Yükselir Group of companies, one of the leading groups in Turkey has a consolidated turnover of approximately 15 billion dollar and a strong financial structure. Yükselir Group is active in 9 different sectors, including Oil, Aviation, Energy, Logistics, Marina, Information Technologies, Construction and Livestock with over 45,000 employees in 24 countries. The Group’s energy arm achieving a strong dynamic growth in a short period of time since its establishment is now seeking opportunities to invest in post-war developing countries. The Group is targeting to invest in or restore power plants that are out of service or left unfinished due to civil war, unrest or for any other reason.
Yükselir Group President of the Board of Directors Mr. Yavuz Yükselir said “Investors should always consider the political environment when they are making decisions. Unstable governments may dispossess projects, change legislation, or even change regimes due to war or internal uprisings during the life time of a long term investment such as energy.” He added “We are also aware that there will be no return if there is no risk involved.”
In order to mitigate the risks to a certain level, Mr. Yükselir said that they are focusing mainly on the restoration projects. Mr Yükselir is reported to say “to carry out these restoration projects at a fast pace, we have made our plans and we trust our expertise and teams.” He also added “We are working on plans to support the energy distribution in addition to production.”
“Partnering with an international organization like the World Bank or International Finance Corporation (IFC), or United Nations grant funding are among opportunities we may consider,” Mr. Yükselir said. He added “Such partnerships may ease some of the risks involved with investing in unstable countries like Libya, Syria since these international organizations have a history of helping the financial stability and supporting the markets in the event of government default.”
Mr. Yükselir said “In addition to the high return on investment, we are also willing to carry on with this project for humanitarian reasons as well.” Mr. Yükselir thinks that the access to electricity should be considered as a basic human right. He added that “Electricity should be separated from any form of political and military conflict for humanitarian reasons. And for these reasons, electricity is critical for peace making and peace keeping purposes.”

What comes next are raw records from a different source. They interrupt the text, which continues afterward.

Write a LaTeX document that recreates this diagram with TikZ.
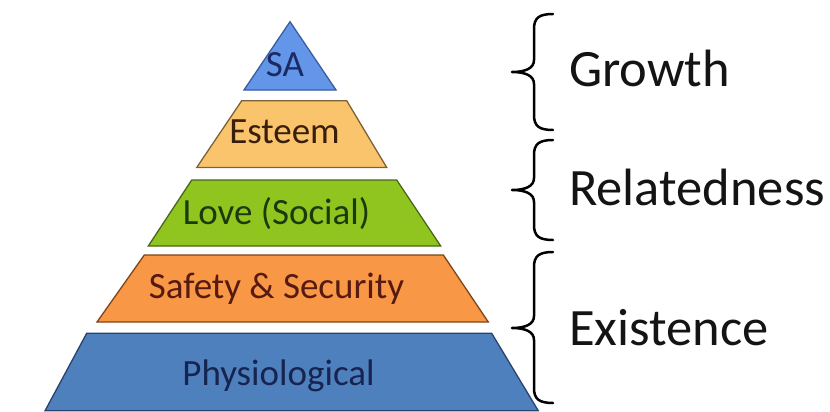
\documentclass[tikz,border=0pt]{standalone}
\usepackage{fontspec}
\setmainfont{Carlito}

% fills, outlines and text inks of the five tiers
\definecolor{saFill}{HTML}{6396E8}
\definecolor{saLine}{HTML}{3B5C9E}
\definecolor{saInk}{HTML}{1B2A66}
\definecolor{esFill}{HTML}{FAC46C}
\definecolor{esLine}{HTML}{7E6236}
\definecolor{esInk}{HTML}{3A1E0C}
\definecolor{loFill}{HTML}{90C520}
\definecolor{loLine}{HTML}{47661A}
\definecolor{loInk}{HTML}{1B3A0C}
\definecolor{sfFill}{HTML}{F89745}
\definecolor{sfLine}{HTML}{7F4419}
\definecolor{sfInk}{HTML}{561A10}
\definecolor{phFill}{HTML}{4F80BE}
\definecolor{phLine}{HTML}{27436E}
\definecolor{phInk}{HTML}{16244F}
\definecolor{labelInk}{HTML}{141414}

\begin{document}
\begin{tikzpicture}[x=1pt,y=-1pt,
  layer/.style={line width=1.3pt, line join=miter},
  tier/.style={font=\fontsize{37}{42}\selectfont, anchor=base, inner sep=0pt},
  group/.style={font=\fontsize{52.5}{60}\selectfont, anchor=base west, inner sep=0pt, text=labelInk},
  curly/.style={line width=2.5pt, draw=black, line cap=round, line join=round}]
\useasboundingbox (0,0) rectangle (830,412);

% ---- pyramid tiers ----
\draw[layer, fill=saFill, draw=saLine] (290,21.7) -- (336,90) -- (244,90) -- cycle;
\draw[layer, fill=esFill, draw=esLine] (241.7,100.7) -- (346.7,100.7) -- (386.7,167.5) -- (196.7,167.5) -- cycle;
\draw[layer, fill=loFill, draw=loLine] (191.7,180) -- (396.7,180) -- (440.7,246) -- (148.3,246) -- cycle;
\draw[layer, fill=sfFill, draw=sfLine] (144.3,255) -- (443.3,255) -- (488.3,322) -- (97,322) -- cycle;
\draw[layer, fill=phFill, draw=phLine] (86.7,333.3) -- (491.7,333.3) -- (538.3,410.8) -- (45,410.8) -- cycle;

% ---- tier labels ----
\node[tier, text=saInk] (sa)     at (285,77)    {SA};
\node[tier, text=esInk] (esteem) at (284.5,143.3) {Esteem};
\node[tier, text=loInk] (love)   at (276.5,224.5) {Love (Social)};
\node[tier, text=sfInk] (safety) at (276.5,298.5) {Safety \& Security};
\node[tier, text=phInk] (physio) at (278.5,385) {Physiological};

% ---- braces: top y, tip y, bottom y ----
\newcommand{\groupbrace}[3]{%
  \draw[curly] (553,#1) .. controls (539,#1) and (534,#1+4) .. (534,#1+15)
    -- (534,#2-12) .. controls (534,#2-4) and (526,#2) .. (512,#2)
    .. controls (526,#2) and (534,#2+4) .. (534,#2+12)
    -- (534,#3-15) .. controls (534,#3-4) and (539,#3) .. (553,#3);}
\groupbrace{14}{72}{130}
\groupbrace{140}{190}{240}
\groupbrace{252}{328}{403}

% ---- group labels ----
\node[group] (growth)      at (569,87)  {Growth};
\node[group] (relatedness) at (569,205) {Relatedness};
\node[group] (existence)   at (569,345) {Existence};
\end{tikzpicture}
\end{document}
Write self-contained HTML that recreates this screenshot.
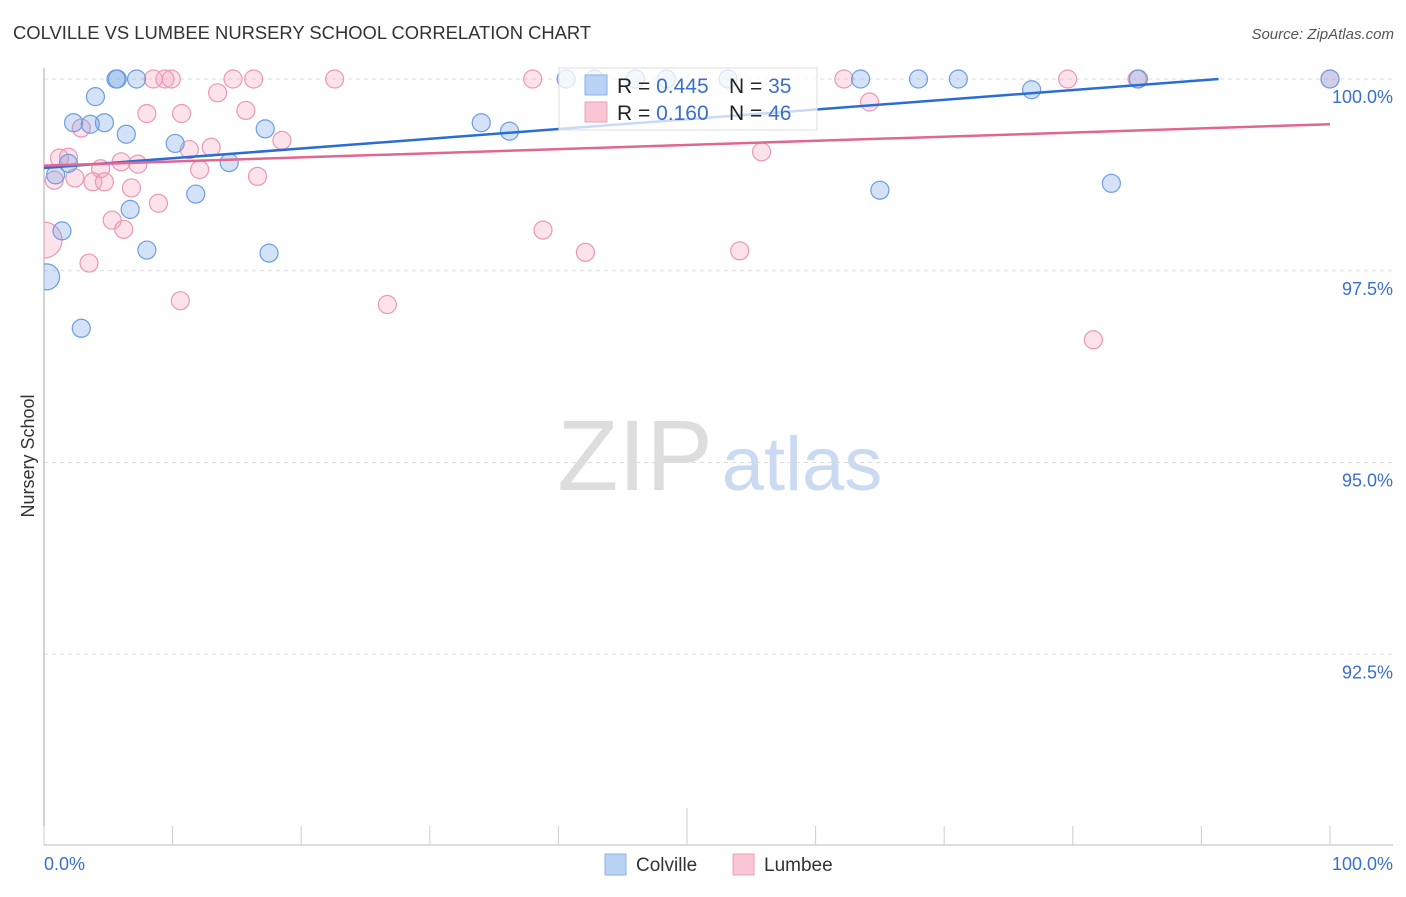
<!DOCTYPE html>
<html><head><meta charset="utf-8"><style>
body{margin:0;background:#fff;font-family:"Liberation Sans",sans-serif}
svg text{font-family:"Liberation Sans",sans-serif}
</style></head><body>
<svg id="c" width="1406" height="892" viewBox="0 0 1406 892" xmlns="http://www.w3.org/2000/svg">
<defs><clipPath id="plot"><rect x="44" y="40" width="1360" height="805"/></clipPath></defs>
<text x="13" y="39" font-size="18.4" fill="#333">COLVILLE VS LUMBEE NURSERY SCHOOL CORRELATION CHART</text>
<text x="1394" y="39" font-size="15" fill="#555" text-anchor="end" font-style="italic">Source: ZipAtlas.com</text>
<text x="34" y="456" font-size="18" fill="#333" text-anchor="middle" transform="rotate(-90 34 456)">Nursery School</text>
<g><text x="635" y="490" font-size="100" fill="#ddd" text-anchor="middle" font-family="Liberation Serif">ZIP</text><text x="802" y="490" font-size="76" fill="#c9daf2" text-anchor="middle">atlas</text></g>
<g id="grid"></g><g id="axes"></g><g id="pts" clip-path="url(#plot)"></g><g id="lines"></g>
<g>
<rect x="559" y="68" width="258" height="62" fill="rgba(255,255,255,0.75)" stroke="#ddd"/>
<rect x="585" y="75" width="22" height="20" fill="#b9d3f5" stroke="#8ab0e6"/>
<rect x="585" y="102" width="22" height="20" fill="#f9c6d5" stroke="#eca0b8"/>
<text x="617" y="93" font-size="21" fill="#222">R = <tspan fill="#3a6fd0">0.445</tspan></text>
<text x="729" y="93" font-size="21" fill="#222">N = <tspan fill="#3a6fd0">35</tspan></text>
<text x="617" y="120" font-size="21" fill="#222">R = <tspan fill="#3a6fd0"> 0.160</tspan></text>
<text x="729" y="120" font-size="21" fill="#222">N = <tspan fill="#3a6fd0">46</tspan></text>
</g>
<g>
<rect x="605" y="854" width="21" height="21" fill="#b9d3f5" stroke="#8ab0e6"/><text x="636" y="871" font-size="19" fill="#333">Colville</text>
<rect x="733" y="854" width="21" height="21" fill="#f9c6d5" stroke="#eca0b8"/><text x="764" y="871" font-size="19" fill="#333">Lumbee</text>
</g>
</svg>
<script>
const yTicks=[100,97.5,95,92.5];
const yTickLabels=["100.0%","97.5%","95.0%","92.5%"];
const colX=[5.6,5.7,7.2,4,2.3,3.6,4.7,6.4,10.2,17.2,14.4,1.9,0.9,1.4,11.8,6.7,8,17.5,0.2,2.9,34,36.2,40.6,46,53.2,63.5,68,71.1,76.8,65,83,85.1,100,42.8,48.4];
const colY=[100,100,100,99.77,99.43,99.41,99.43,99.28,99.16,99.35,98.91,98.9,98.75,98.02,98.5,98.3,97.77,97.73,97.42,96.75,99.43,99.32,100,100,100,100,100,100,99.86,98.55,98.64,100,100,100,100];
const lumX=[8.5,9.4,9.9,14.7,16.3,22.6,38,62.2,79.6,85,100,13.5,8,10.7,15.7,2.9,18.5,11.3,13,55.8,64.2,1.2,1.9,6,7.3,4.4,12.1,16.6,0.8,2.4,3.8,4.7,6.8,8.9,5.3,6.2,0,38.8,42.1,54.1,3.5,10.6,26.7,81.6];
const lumY=[100,100,100,100,100,100,100,100,100,100,100,99.82,99.55,99.55,99.59,99.36,99.2,99.08,99.11,99.05,99.7,98.97,98.98,98.92,98.89,98.83,98.82,98.73,98.68,98.71,98.66,98.66,98.58,98.38,98.16,98.04,97.9,98.03,97.74,97.76,97.6,97.11,97.06,96.6];
const colTrend=[98.84,100.11];
const lumTrend=[98.87,99.41];
const NS="http://www.w3.org/2000/svg";
const X=v=>44+v*12.86;
const Y=v=>79+(100-v)*76.7;
function mk(t,a,p){const e=document.createElementNS(NS,t);for(const k in a)e.setAttribute(k,a[k]);p.appendChild(e);return e;}
const grid=document.getElementById('grid'),axes=document.getElementById('axes'),pts=document.getElementById('pts'),lines=document.getElementById('lines');
yTicks.forEach((t,i)=>{
 const l=mk('line',{x1:44,x2:1393,y1:Y(t),y2:Y(t),stroke:'#ddd','stroke-dasharray':'4,4'},grid);
 
 
 const tx=mk('text',{x:1393,y:Y(t)+24,'font-size':18,fill:'#3a6fd0','text-anchor':'end'},axes);tx.textContent=yTickLabels[i];
 
 
});
mk('line',{x1:44,x2:44,y1:68,y2:845,stroke:'#aaa'},axes);
mk('line',{x1:44,x2:1393,y1:845,y2:845,stroke:'#bbb'},axes);
for(let i=0;i<=10;i++){const t=mk('line',{x1:X(i*10),x2:X(i*10),y1:i==5?808:826,y2:845,stroke:'#ccc'},axes);
 
 }
let a=mk('text',{x:44,y:870,'font-size':18,fill:'#3a6fd0'},axes);a.textContent='0.0%';


a=mk('text',{x:1393,y:870,'font-size':18,fill:'#3a6fd0','text-anchor':'end'},axes);a.textContent='100.0%';


lumX.forEach((v,i)=>{const c=mk('circle',{cx:X(v),cy:Y(lumY[i]),r:v===0?18:9,fill:'rgba(244,160,188,0.3)',stroke:'#eb98b2','stroke-width':1.2},pts);
 
 });
colX.forEach((v,i)=>{const c=mk('circle',{cx:X(v),cy:Y(colY[i]),r:v<0.5?13:9,fill:'rgba(110,160,230,0.3)',stroke:'#6e9de0','stroke-width':1.2},pts);
 
 });
let x2=100;if(colTrend[1]>100){x2=(100-colTrend[0])/(colTrend[1]-colTrend[0])*100;}
const yb=colTrend[0]+(colTrend[1]-colTrend[0])*x2/100;
const bl=mk('line',{x1:X(0),y1:Y(colTrend[0]),x2:X(x2),y2:Y(yb),stroke:'#2a6dd6','stroke-width':2.5},lines);


const pl=mk('line',{x1:X(0),y1:Y(lumTrend[0]),x2:X(100),y2:Y(lumTrend[1]),stroke:'#e3668f','stroke-width':2.5},lines);


</script>
</body></html>
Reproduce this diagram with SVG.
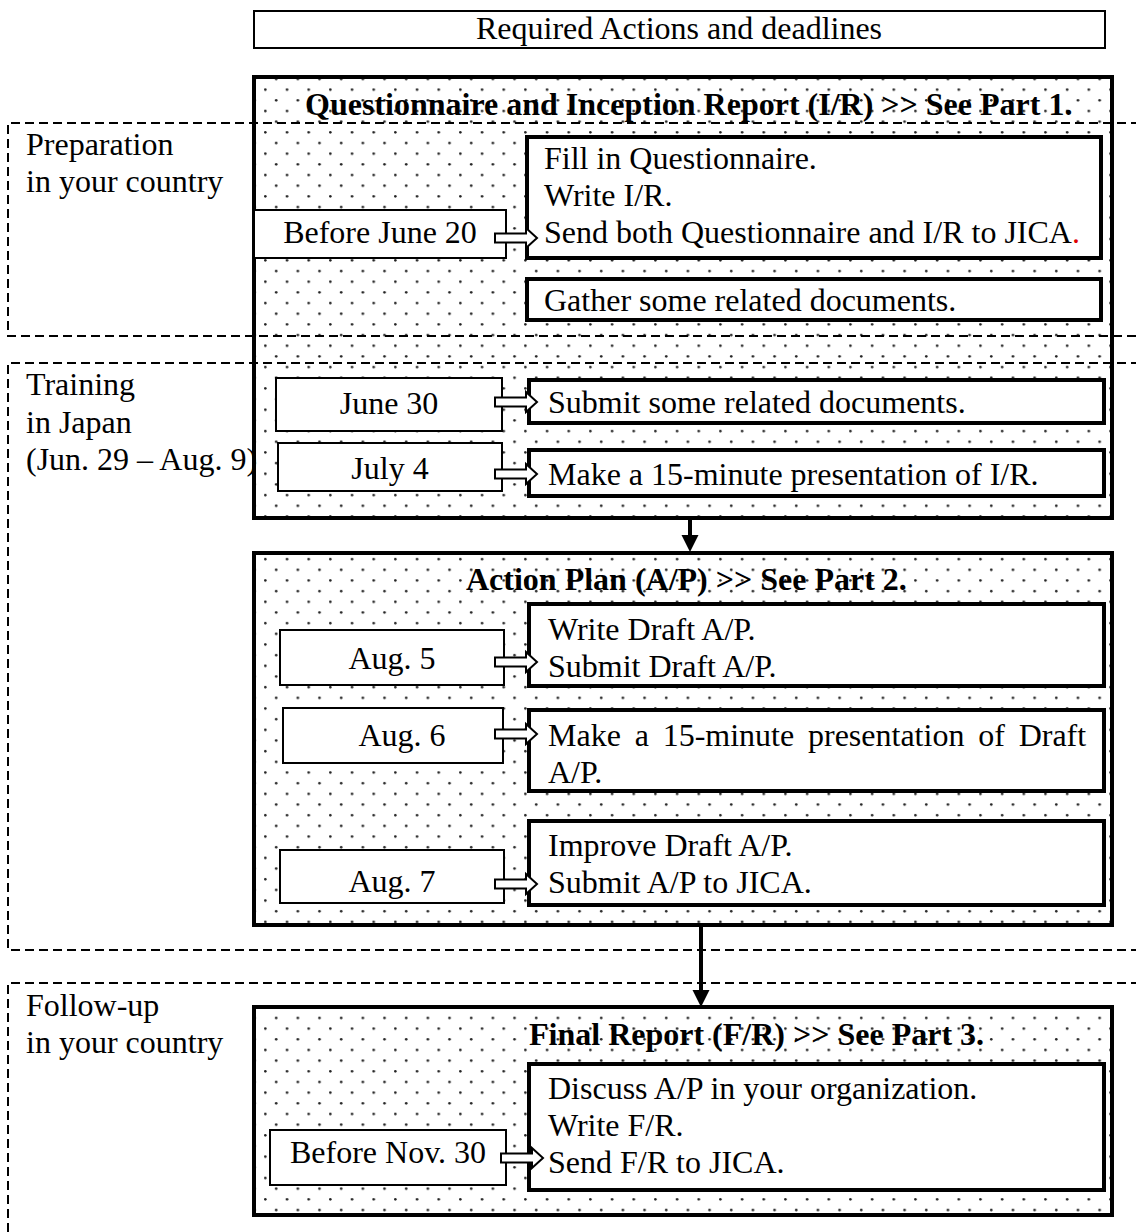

To give a better understanding, Mr.Yükselir gave the Libyan situation as an example. He said “In 2010, the yearly consumption of electricity in Libya was 3.361 kw per person. If we mark 2011 as the beginning of the civil war in Libya, the last data posted in 2014, we see that the consumption has diminished by %50 to 1800 kw per person. And we assume, in the last 6 years, it has decreased even more. So there is as of now and will be a deficit when life comes back to normal in the future.” Mr. Yükselir continued mentioning an electricity power plant with a capacity of 640 MW in Ubari that had to evacuated and shut down in 2014 for security reasons. Mr. Yükselir said “640 MW corresponds to the daily consumption of 1 million people including household, industry, transportation, government and environment. The number of people effected by such outcomes is huge, maybe hundreds of thousands.” He added “We need to act fast to help these people out. And if we can achieve to enhance the current humanitarian situation, this may encourage a lot of refugees wanting to return to their homes.”
Mr. Yükselir ended his comments “We are investigating and examining the outstanding situation of numerous power plants in various countries. And we are actively seeking opportunities to cooperate with different companies and international organizations all over the world.”